In 1965 Kenneth MacMillan choreographed his dance version of Gustav Mahler's song cycle "Das Lied von der Erde" for the Stuttgart Ballet at the invitation of the company's director John Cranko who was an admirer of MacMillan's work. His vision is based around a man, a woman and a figure representing death who slowly perform solos and pas de deux within a larger ensemble until the figure of death claims the man, but as MacMillan said they "find that in death there is the promise of renewal".
His production was a huge success and eventually opened at the Royal Ballet six months later to equal acclaim, a particular triumph for MacMillan who had wanted to stage it at Covent Garden six years previously but was told the music was wrong for a ballet! SONG OF THE EARTH famously provided the swansong for Darcey Bussell when she left the Royal Ballet in 2007, the event even being broadcast live on BBC2.
Tamara Rojo was captivating as The Woman while Joseph Caley as The Man and Fernando Carratalá Coloma as The Messenger of Death gave good performances too. I loved the austere beauty of the production and any occasional lapses I had during it I think can be attributed to that indefinable something that separates the good from the very good. I would definitely see another production of it again.
After the lyrical and austere symbolism of SONG OF THE EARTH, it was time for the over-the-top narrative romanticism of LA SYLPHEDE - it was quite a wrench!
I have two memories of LA SYLPHIDE - seeing HIGHLAND FLING, Matthew Bourne's modernised take on it in 1994 as well as, and I remembered this just as the curtain went up, having a Walt Disney album when I was growing up of famous pieces of ballet music which had music from LA SYLPHIDE included on it... the memory eh?
LA SYLPHIDE first appeared as a ballet in 1832 in Paris by the choreographer Filippo Taglioni whose equally famous daughter Marie danced the lead role.
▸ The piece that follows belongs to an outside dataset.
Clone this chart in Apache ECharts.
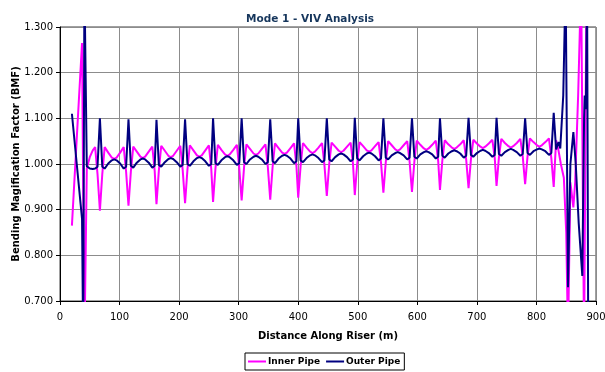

Four years later the Danish choreographer August Bournonville wanted to stage it at the Royal Danish Ballet but, when faced with an inflated price by the French for the original score, he simply choreographed his own version to a new score by the Norwegian composer Herman Severin Lovenskiold. Bournonville's version has been the production that has lived on - indeed this production was from the Royal Danish Theatre - while Taglioni's choreography has vanished from public memory.
Both were based on an 1822 gothic romantic novel by the French writer Charles Nodier which set the template for Romantic ballets with doomed love, winsome heroines, strapping heroes and flurries of ghostly spirits.
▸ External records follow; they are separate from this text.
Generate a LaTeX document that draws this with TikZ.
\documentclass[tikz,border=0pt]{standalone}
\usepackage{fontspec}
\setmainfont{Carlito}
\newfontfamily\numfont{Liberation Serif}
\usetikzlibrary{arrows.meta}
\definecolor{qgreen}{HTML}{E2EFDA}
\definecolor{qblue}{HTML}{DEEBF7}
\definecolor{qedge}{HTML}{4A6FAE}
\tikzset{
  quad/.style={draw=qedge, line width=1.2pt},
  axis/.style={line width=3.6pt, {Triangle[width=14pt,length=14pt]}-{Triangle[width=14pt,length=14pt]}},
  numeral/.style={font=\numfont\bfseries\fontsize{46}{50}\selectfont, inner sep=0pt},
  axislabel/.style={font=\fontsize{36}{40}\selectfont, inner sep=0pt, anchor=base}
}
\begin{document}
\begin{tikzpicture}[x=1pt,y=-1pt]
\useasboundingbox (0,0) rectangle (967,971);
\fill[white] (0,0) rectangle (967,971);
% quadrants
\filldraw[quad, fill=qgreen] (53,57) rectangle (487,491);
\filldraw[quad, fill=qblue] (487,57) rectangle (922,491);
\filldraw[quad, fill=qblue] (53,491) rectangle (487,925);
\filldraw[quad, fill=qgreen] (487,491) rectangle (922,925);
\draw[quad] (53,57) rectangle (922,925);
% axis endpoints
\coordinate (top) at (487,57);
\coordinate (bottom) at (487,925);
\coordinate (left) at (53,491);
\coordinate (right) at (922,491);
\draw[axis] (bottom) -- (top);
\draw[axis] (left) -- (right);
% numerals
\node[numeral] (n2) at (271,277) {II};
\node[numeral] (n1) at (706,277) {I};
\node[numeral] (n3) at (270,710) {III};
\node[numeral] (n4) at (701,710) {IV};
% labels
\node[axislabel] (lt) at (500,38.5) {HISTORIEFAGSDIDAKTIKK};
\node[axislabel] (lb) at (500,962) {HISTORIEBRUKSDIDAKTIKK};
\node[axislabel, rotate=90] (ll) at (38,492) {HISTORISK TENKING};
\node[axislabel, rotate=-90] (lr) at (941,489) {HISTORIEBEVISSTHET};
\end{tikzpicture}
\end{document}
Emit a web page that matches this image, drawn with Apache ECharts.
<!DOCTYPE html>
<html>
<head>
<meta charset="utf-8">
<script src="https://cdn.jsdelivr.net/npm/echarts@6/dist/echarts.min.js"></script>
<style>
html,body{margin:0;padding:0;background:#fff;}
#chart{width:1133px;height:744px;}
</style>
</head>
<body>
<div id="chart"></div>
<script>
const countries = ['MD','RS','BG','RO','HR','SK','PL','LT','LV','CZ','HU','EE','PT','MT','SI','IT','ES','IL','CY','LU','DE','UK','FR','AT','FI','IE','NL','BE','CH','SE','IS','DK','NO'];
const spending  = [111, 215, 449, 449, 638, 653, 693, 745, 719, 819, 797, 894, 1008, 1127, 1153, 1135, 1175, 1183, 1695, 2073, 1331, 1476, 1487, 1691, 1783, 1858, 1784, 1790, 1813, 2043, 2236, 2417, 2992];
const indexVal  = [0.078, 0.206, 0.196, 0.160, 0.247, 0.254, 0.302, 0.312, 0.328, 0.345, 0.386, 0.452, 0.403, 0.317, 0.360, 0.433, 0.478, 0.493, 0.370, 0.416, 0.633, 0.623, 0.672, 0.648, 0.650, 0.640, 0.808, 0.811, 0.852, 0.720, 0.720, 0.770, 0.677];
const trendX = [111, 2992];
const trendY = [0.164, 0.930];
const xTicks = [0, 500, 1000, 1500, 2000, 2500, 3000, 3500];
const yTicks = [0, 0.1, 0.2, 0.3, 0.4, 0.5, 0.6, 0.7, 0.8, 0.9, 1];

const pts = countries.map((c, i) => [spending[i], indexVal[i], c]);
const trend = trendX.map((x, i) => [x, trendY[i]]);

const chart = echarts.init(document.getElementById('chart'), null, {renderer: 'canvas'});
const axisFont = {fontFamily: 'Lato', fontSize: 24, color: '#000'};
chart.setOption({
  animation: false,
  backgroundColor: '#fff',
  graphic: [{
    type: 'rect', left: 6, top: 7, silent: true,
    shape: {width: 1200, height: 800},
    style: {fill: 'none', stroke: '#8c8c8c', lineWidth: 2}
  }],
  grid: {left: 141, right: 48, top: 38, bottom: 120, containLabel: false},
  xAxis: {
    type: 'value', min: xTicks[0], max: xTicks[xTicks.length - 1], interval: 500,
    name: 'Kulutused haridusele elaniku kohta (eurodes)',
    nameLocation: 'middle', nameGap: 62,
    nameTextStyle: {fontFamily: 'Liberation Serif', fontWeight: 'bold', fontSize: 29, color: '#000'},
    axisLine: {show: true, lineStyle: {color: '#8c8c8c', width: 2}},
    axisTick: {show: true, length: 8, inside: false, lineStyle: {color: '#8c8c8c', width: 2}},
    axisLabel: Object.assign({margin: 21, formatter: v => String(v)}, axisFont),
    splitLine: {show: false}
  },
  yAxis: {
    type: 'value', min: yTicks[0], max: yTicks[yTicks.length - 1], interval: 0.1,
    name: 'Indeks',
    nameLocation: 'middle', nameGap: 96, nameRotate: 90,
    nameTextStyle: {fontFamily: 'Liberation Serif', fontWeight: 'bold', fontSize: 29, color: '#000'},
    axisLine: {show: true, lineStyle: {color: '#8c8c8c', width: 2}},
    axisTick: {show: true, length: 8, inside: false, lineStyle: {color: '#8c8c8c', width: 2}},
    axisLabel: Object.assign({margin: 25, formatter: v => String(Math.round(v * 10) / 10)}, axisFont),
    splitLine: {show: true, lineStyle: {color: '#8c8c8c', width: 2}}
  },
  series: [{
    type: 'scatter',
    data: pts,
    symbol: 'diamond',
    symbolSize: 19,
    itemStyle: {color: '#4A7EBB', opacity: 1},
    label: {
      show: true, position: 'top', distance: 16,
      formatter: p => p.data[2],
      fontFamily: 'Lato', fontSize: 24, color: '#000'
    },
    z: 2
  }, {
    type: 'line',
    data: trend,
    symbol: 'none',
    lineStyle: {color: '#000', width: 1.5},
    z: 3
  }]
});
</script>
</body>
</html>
James, a young Scottish man, is asleep on the eve of his wedding day but watched over by a Sylph that adores him. He awakes but she vanishes before his eyes, he questions his friend who saw nothing but readies himself for the arrival of his bride Effie and her family and their friends. He thinks he sees the Sylph again but it is an old witch who prophesies that Effie will marry James' best friend. Finally the Sylph appears again and realizing he loves the ghostly creature, James follows her into the woods, leaving the wedding party in disarray.
Once in the woods the old witch conjures up a cursed diaphanous shawl just as James and The Sylph appear. The Sylph summons her ghostly ensemble of sisters who dance for the couple but they are eventually interrupted by the wedding guests. They all leave when James' friend proposes to Effie who accepts. The witch gives James the shawl to wind around the Sylph but when he does he inadvertently destroys her. After watching her being lifted to the heavens, James dies.
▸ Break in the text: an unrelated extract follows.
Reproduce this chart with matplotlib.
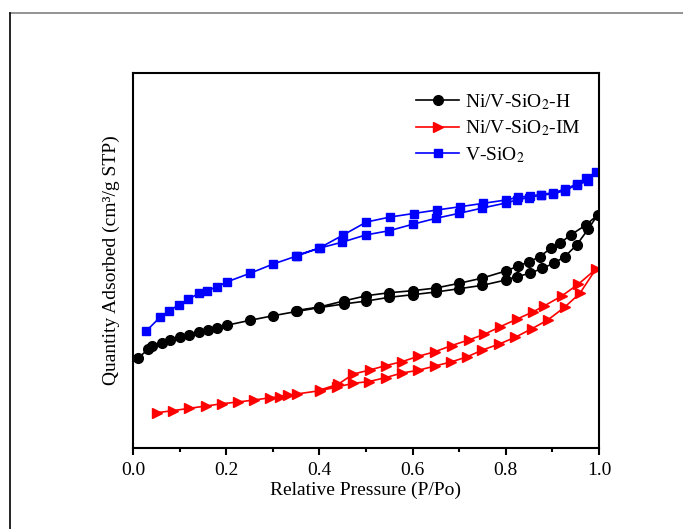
import matplotlib
matplotlib.use('Agg')
import matplotlib.pyplot as plt
from matplotlib.lines import Line2D
from matplotlib.ticker import MultipleLocator, FormatStrFormatter

plt.rcParams['font.family'] = ['Liberation Serif', 'DejaVu Serif']
plt.rcParams['mathtext.fontset'] = 'stix'

# --- N2 isotherms: adsorption branch (rising P/Po) then desorption branch ---
h_ads_p = [0.010, 0.033, 0.041, 0.063, 0.079, 0.101, 0.121, 0.141, 0.161, 0.181, 0.201,
           0.251, 0.301, 0.353, 0.399, 0.452, 0.501, 0.550, 0.600, 0.650, 0.700, 0.750,
           0.800, 0.823, 0.852, 0.878, 0.903, 0.927, 0.952, 0.977, 0.997]
h_ads_q = [89.7, 98.7, 102.0, 105.3, 108.0, 110.7, 113.3, 115.7, 118.0, 120.0, 122.7,
           127.7, 132.3, 136.7, 140.3, 144.0, 147.0, 150.7, 153.3, 156.0, 159.3, 162.7,
           168.0, 171.3, 174.7, 179.7, 184.7, 191.5, 203.0, 219.0, 233.0]
h_des_p = [0.972, 0.939, 0.916, 0.898, 0.873, 0.850, 0.827, 0.800, 0.750, 0.700, 0.650,
           0.600, 0.550, 0.501, 0.452, 0.400, 0.350]
h_des_q = [223.0, 213.0, 204.7, 200.3, 191.3, 186.3, 182.0, 177.0, 170.0, 164.7, 160.0,
           157.3, 155.3, 152.3, 147.0, 141.0, 137.5]

im_ads_p = [0.051, 0.085, 0.121, 0.157, 0.191, 0.225, 0.260, 0.295, 0.315, 0.333, 0.351,
            0.401, 0.437, 0.473, 0.507, 0.543, 0.577, 0.612, 0.648, 0.682, 0.716, 0.750,
            0.786, 0.820, 0.856, 0.890, 0.926, 0.959, 0.993]
im_ads_q = [35.3, 37.3, 39.7, 42.0, 44.3, 46.0, 48.0, 50.3, 51.3, 52.7, 54.0,
            57.3, 61.0, 64.7, 66.5, 70.5, 75.0, 77.7, 82.0, 86.0, 91.0, 98.0,
            104.0, 110.7, 119.3, 128.0, 140.7, 154.7, 178.7]
im_des_p = [0.956, 0.920, 0.882, 0.859, 0.823, 0.788, 0.754, 0.720, 0.684, 0.648, 0.612,
            0.577, 0.543, 0.508, 0.473, 0.440, 0.401]
im_des_q = [164.0, 152.0, 142.0, 136.3, 128.7, 121.3, 113.7, 108.0, 102.5, 96.3, 91.7,
            86.3, 82.5, 78.0, 74.0, 63.7, 58.0]

v_ads_p = [0.029, 0.058, 0.078, 0.099, 0.119, 0.141, 0.159, 0.181, 0.201, 0.251, 0.301,
           0.353, 0.401, 0.448, 0.499, 0.550, 0.600, 0.650, 0.700, 0.750, 0.800, 0.823,
           0.850, 0.876, 0.901, 0.927, 0.952, 0.976, 0.994]
v_ads_q = [117.3, 130.7, 137.3, 143.3, 148.7, 154.7, 157.3, 161.3, 166.0, 174.7, 184.0,
           192.3, 200.0, 205.7, 213.0, 217.3, 223.7, 229.7, 234.7, 240.0, 245.0, 248.0,
           250.5, 253.0, 254.0, 257.5, 263.0, 267.0, 276.3]
v_des_p = [0.973, 0.952, 0.927, 0.902, 0.876, 0.852, 0.826, 0.800, 0.752, 0.702, 0.652,
           0.602, 0.552, 0.501, 0.451, 0.400, 0.350]
v_des_q = [270.0, 264.0, 258.7, 255.3, 253.5, 252.0, 250.7, 248.0, 244.7, 241.3, 238.0,
           234.5, 231.0, 226.0, 213.0, 200.0, 192.5]

series = [
    ('Ni/V-SiO$_2$-H', h_ads_p, h_ads_q, h_des_p, h_des_q, 'black', 'o', 7),
    ('Ni/V-SiO$_2$-IM', im_ads_p, im_ads_q, im_des_p, im_des_q, 'red', '>', 7.5),
    ('V-SiO$_2$', v_ads_p, v_ads_q, v_des_p, v_des_q, 'blue', 's', 6.3),
]

fig = plt.figure(figsize=(6.83, 5.29), dpi=100)
ax = fig.add_axes([0.1947, 0.1531, 0.6823, 0.7089])

for label, ap, aq, dp, dq, color, marker, ms in series:
    ax.plot(ap + dp, aq + dq, color=color, marker=marker, markersize=ms,
            linewidth=1.2, label=label)

ax.set_xlim(0, 1.0)
ax.set_ylim(0, 375)
ax.xaxis.set_major_locator(MultipleLocator(0.2))
ax.xaxis.set_minor_locator(MultipleLocator(0.1))
ax.xaxis.set_major_formatter(FormatStrFormatter('%.1f'))
ax.tick_params(axis='x', which='major', direction='out', length=5, width=1.5,
               labelsize=14, pad=5, top=False)
ax.tick_params(axis='x', which='minor', direction='out', length=3, width=1.5, top=False)
ax.tick_params(axis='y', which='both', left=False, right=False, labelleft=False)
for sp in ax.spines.values():
    sp.set_linewidth(1.5)

ax.set_xlabel('Relative Pressure (P/Po)', fontsize=14, labelpad=2)
ax.set_ylabel('Quantity Adsorbed (cm³/g STP)', fontsize=14, labelpad=9)

ax.legend(loc='upper right', frameon=False, fontsize=14, handlelength=2.2,
          handletextpad=0.3, labelspacing=0.35, bbox_to_anchor=(0.99, 0.985),
          borderaxespad=0.3)

# outer frame (top and left edges only)
fig.add_artist(Line2D([10 / 683, 1.0], [1 - 13 / 529, 1 - 13 / 529],
                      transform=fig.transFigure, color='#808080', linewidth=1.2))
fig.add_artist(Line2D([10 / 683, 10 / 683], [0.0, 1 - 13 / 529],
                      transform=fig.transFigure, color='black', linewidth=1.2))

fig.savefig('out.png', dpi=100)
Unlike the more sombre GISELLE which premiered five years after Bournonville's production, LA SYLPHIDE cannot help but look a bit overwrought and unintentionally lame with it's reliance on over-the-top mimed gestures between the lead characters but it has a charm and what's not to love with a stage crowded with a female ensemble, moving as one in long tutus and wings?
Although the performances of Erina Takahashi as the Sylph and Ciro Tamayo as James were full of light and airiness, again I felt I would have gained more if the Royal Ballet had been dancing it; yes it should be lightweight but there should also be some gravitas in the peril James and the Sylph find themselves in which was lacking here.
However, as an introduction to the two ballets, it more than served it's purpose and I enjoyed the double-bill as such... and it was nice to recall the Disney l.p. too!